Traditional fishing boat

A lerret exhibited at the Portland Royal Naval Air Station. It was built by Clark's Boatworks in 1914 and named Silver Star.

A lerret is a type of rowing boat designed for use off the Chesil Beach in Dorset. It is of wooden, clinker construction and varied in size, depending on the number of oars – the largest would have up to eight. It was primarily used for fishing but, in emergencies, lerrets would be used as lifeboats.

==Construction==
It was an open clinker-built rowing boat about 16 feet long with a beam of about 5–6 feet, when rowed by 2 to 4 pairs of rowers. To facilitate launching and beaching on the steep shingle of Chesil Beach, the stern was sharp with a high sternpost and the bottom of the craft was flat.

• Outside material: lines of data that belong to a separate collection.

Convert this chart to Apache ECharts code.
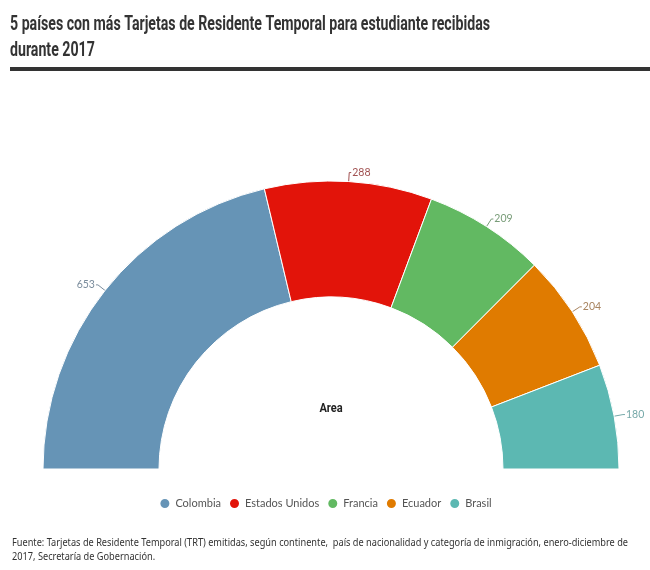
<!DOCTYPE html>
<html><head><meta charset="utf-8">
<script src="https://cdn.jsdelivr.net/npm/echarts@6/dist/echarts.min.js"></script>
<style>html,body{margin:0;padding:0;background:#fff}#c{width:650px;height:570px}</style>
</head><body><div id="c"></div>
<script>
const categories = ['Colombia', 'Estados Unidos', 'Francia', 'Ecuador', 'Brasil'];
const values = [653, 288, 209, 204, 180];
const colors = ['#6694b6', '#e2140a', '#62b962', '#e07b00', '#5cb8b2'];
const labelColors = ['#7a8c9c', '#a05050', '#789c78', '#a88460', '#76a9a9'];
const titleLines = ['5 países con más Tarjetas de Residente Temporal para estudiante recibidas', 'durante 2017'];
const sourceLines = ['Fuente: Tarjetas de Residente Temporal (TRT) emitidas, según continente,  país de nacionalidad y categoría de inmigración, enero-diciembre de', '2017, Secretaría de Gobernación.'];
const centerLabel = 'Area';

function fitScale(text, font, target) {
  const ctx = document.createElement('canvas').getContext('2d');
  ctx.font = font;
  return target / ctx.measureText(text).width;
}
const titleFont = 'bold 20px Roboto';
const titleScale = fitScale(titleLines[0], titleFont, 480);
const srcFont = '10px "Noto Sans"';
const srcScale = fitScale(sourceLines[0], srcFont, 616);

const chart = echarts.init(document.getElementById('c'));
chart.setOption({
  animation: false,
  graphic: [
    { type: 'text', x: 10, y: 25, scaleX: titleScale, style: { text: titleLines[0], font: titleFont, fill: '#333', verticalAlign: 'middle' } },
    { type: 'text', x: 10, y: 51, scaleX: titleScale, style: { text: titleLines[1], font: titleFont, fill: '#333', verticalAlign: 'middle' } },
    { type: 'rect', shape: { x: 10, y: 67, width: 640, height: 4 }, style: { fill: '#333' } },
    { type: 'text', x: 12, y: 543, scaleX: srcScale, style: { text: sourceLines[0], font: srcFont, fill: '#333', verticalAlign: 'middle' } },
    { type: 'text', x: 12, y: 557, scaleX: srcScale, style: { text: sourceLines[1], font: srcFont, fill: '#333', verticalAlign: 'middle' } },
    { type: 'text', x: 331, y: 409, scaleX: 0.85, style: { text: centerLabel, font: 'bold 13px Roboto', fill: '#222', align: 'center', verticalAlign: 'middle' } }
  ],
  legend: {
    bottom: 55, left: 'center',
    icon: 'circle', itemWidth: 11, itemHeight: 11, itemGap: 7,
    textStyle: { fontFamily: 'Lato', fontSize: 11, color: '#555' },
    data: categories
  },
  series: [{
    type: 'pie',
    center: [331, 469],
    radius: [172, 288],
    startAngle: 180,
    endAngle: 0,
    clockwise: true,
    itemStyle: { borderColor: '#fff', borderWidth: 1 },
    label: { show: true, fontFamily: 'Lato', fontSize: 10.5, formatter: '{c}', overflow: 'none', distanceToLabelLine: 1 },
    labelLine: { show: true, length: 9, length2: 2, lineStyle: { width: 1 } },
    data: categories.map((n, i) => ({
      name: n, value: values[i],
      itemStyle: { color: colors[i] },
      label: { color: labelColors[i] },
      labelLine: { lineStyle: { color: labelColors[i] } }
    }))
  }]
});
</script></body></html>
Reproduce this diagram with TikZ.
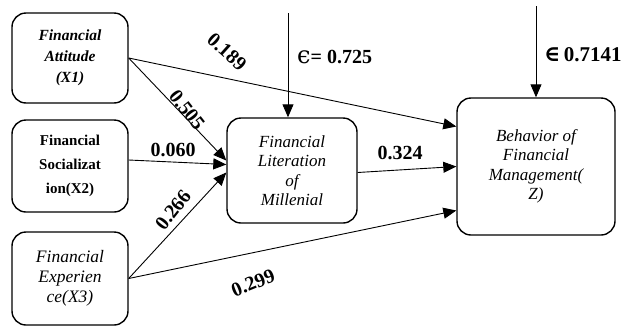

A particular boat, Ena, which was built in 1905, was made with twelve planks of wych elm and steam-bent rock elm on each side. Its keel was made from pitch pine and it had four oars which were secured to the thole pins so that they would not float off while the crew worked the nets.

==History==
The design dates back to the 17th century and the name is a contraction of Lady of Loretto – the first boat of this type was built by a local ship's master who had formerly traded with Italy and named it after the shrine at Loretto.

The craft were mainly used for seine fishing, catching shoals of mackerel every Autumn. Each village would have its own company and a six-oared boat would require a team of 14 men – six to row, one to pay out the net from the stern and the rest to handle the operations on the shore.

The numbers of lerrets declined from about a hundred to fifty at the end of the 19th century. The largest types with eight oars disappeared in the 1870s and the six-oared models went in the 1920s. In 2010, there were only about 4 left so a new one was built to preserve the type.

==Lifeboats==
While the boat was built primarily for fishing, it was also handy in rough surf and so was used to rescue other vessels. When the Royal National Lifeboat Institution was formed, the Portland mariners preferred to keep their local lerrets for the purpose and so two were adopted as lifeboats.